In a second embodiment of the present invention shown in FIGS. 6 and 7, jig 11 includes a deck fence 140′ which is adjustably or removably connected to the deck 130 by a fence connecting member 150. The connecting member 150 includes a spring-hinge 152, but it is to be understood that the connecting member 150 need not include a spring-hinge 152, as the connecting member 150 instead may be, or may include, any device suitable for fixing the fence 140′ to the deck 130. Further, the jig 11 is not limited to including only one connecting member 150, as it may include a plurality of connecting members 150. When the spring-hinge 152 is included, the deck fence 140′ may be pivoted on pin 155 of member 150 toward or away from the deck 130 in an arc represented by line 156. Further, the pin 155 is movable in a vertical linear plane 154. In this arrangement, the fence 140′ may be moved away from the deck 130 on pin 155 for placement or removal of building materials 50. Whenever materials 50 are loaded onto the deck 130 for cutting, the deck fence 140′ may be moved in a first step until it contacts the materials 50, such as shown in FIG. 6. In a second step, the deck fence 140′ may be moved until it is held flush with the materials 50, such as shown in FIG. 7. When the deck fence 140′ is flush with the materials 50, the deck fence 140′ may, but need not, be reversibly locked to hold it flush by using any device suitable for holding the deck fence 140′ flush. For example, the deck fence 140′ may include a hook and the deck 130 may include a loop that is capable of receiving the hook.

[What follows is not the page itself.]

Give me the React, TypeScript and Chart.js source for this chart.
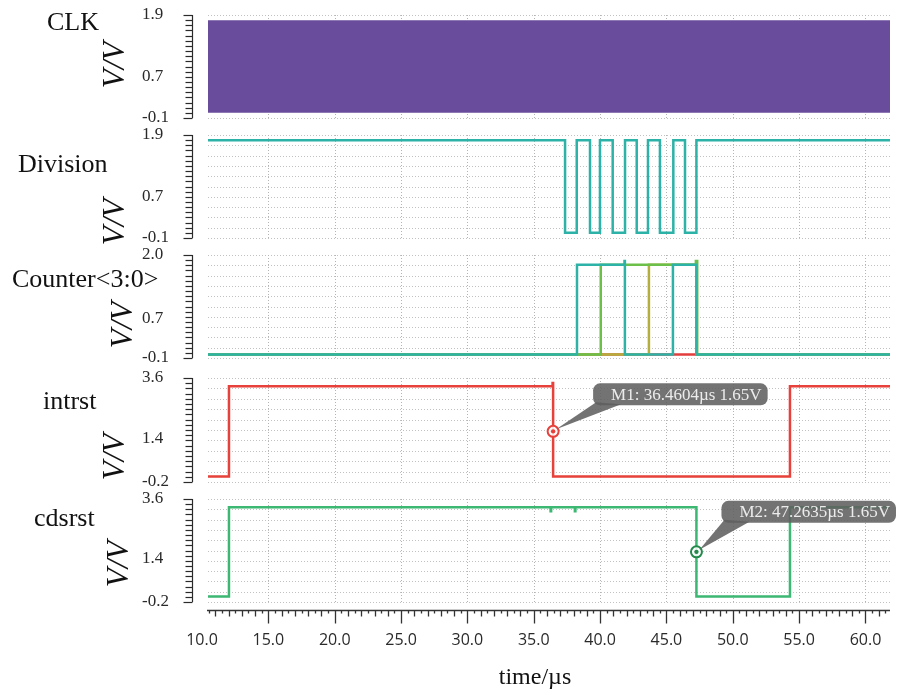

When the jig 10/11 includes platform 120′ of FIG. 2B, the jig 10/11 may further include optional platform fence 149 joinable to platform 120′ as shown in FIG. 8. The platform fence 149 includes the features of the deck fence 140/140′. The platform fence 149 includes the equivalents of the first and second joinable members 141/142 for reversibly joining the platform fence 149 to the platform 120′, such as is shown in FIG. 8. Alternatively, the platform fence 149 may be fixedly connected to the platform 120′ via another fence connecting member 150 (not shown).
When the first embodiment jig 10 is fully assembled, the jig 10 may be used to cut building materials 50 as follows. With reference to FIG. 5, which shows the jig 10 having only the deck fence 140/140′, in a first step, the materials 50 having ends 52 and 54 are loaded onto the platform 120 and deck 130 such that end 52 of each of the materials 50 rests upon the base surface 126 of the platform 120 and abut side wall 128. Each of the materials 50 further rests upon the deck 130, and may even extend past the deck 130 in a direction away from the platform 120. When either or both of the deck fence supports 139/139′ are adjustable and reversibly fixable to the deck 130, the adjustable support or supports 139/139′ may be adjusted until they are flush against the materials 50, and then reversibly fixed to the deck 130. This may be useful, for example, to hold the materials 50 tightly together in a reversibly fixed position upon deck 130. Similarly, when the platform 120 includes an adjustable holding member 125, the adjustable holding member 125 may be adjusted until the member 125 is flush against the materials 50, and then the member 125 may be reversibly fixed to the platform 120. In a second step, the deck 130 is moved toward or away from the platform 120 until first side 145 or second side 146 of the fence 140/140′ is positioned at the point along the materials at which the cut is to be made. In a third step, the deck 130 is locked into place by using the securing device or devices 135. In a fourth step, a cutting device blade of a cutting tool, such as the blade 81 of tool 80 in FIG. 8, is positioned near first end 147 of the fence 140/140′ such that the blade is substantially parallel to, and near, the first side 145 of the fence 140/140′. (Alternatively, the tool 80 may be positioned near second end 148 of the fence 140/140′ and/or the blade 81 may be substantially parallel to, and near, second side 146 of the fence 140/140′.) In a fifth and final step, the blade is moved along the length of the fence 140/140′ while cutting until it reaches first end 147. The cut materials 50 may then be easily unloaded from the jig 10/11 by merely lifting them away from the jig 10/11.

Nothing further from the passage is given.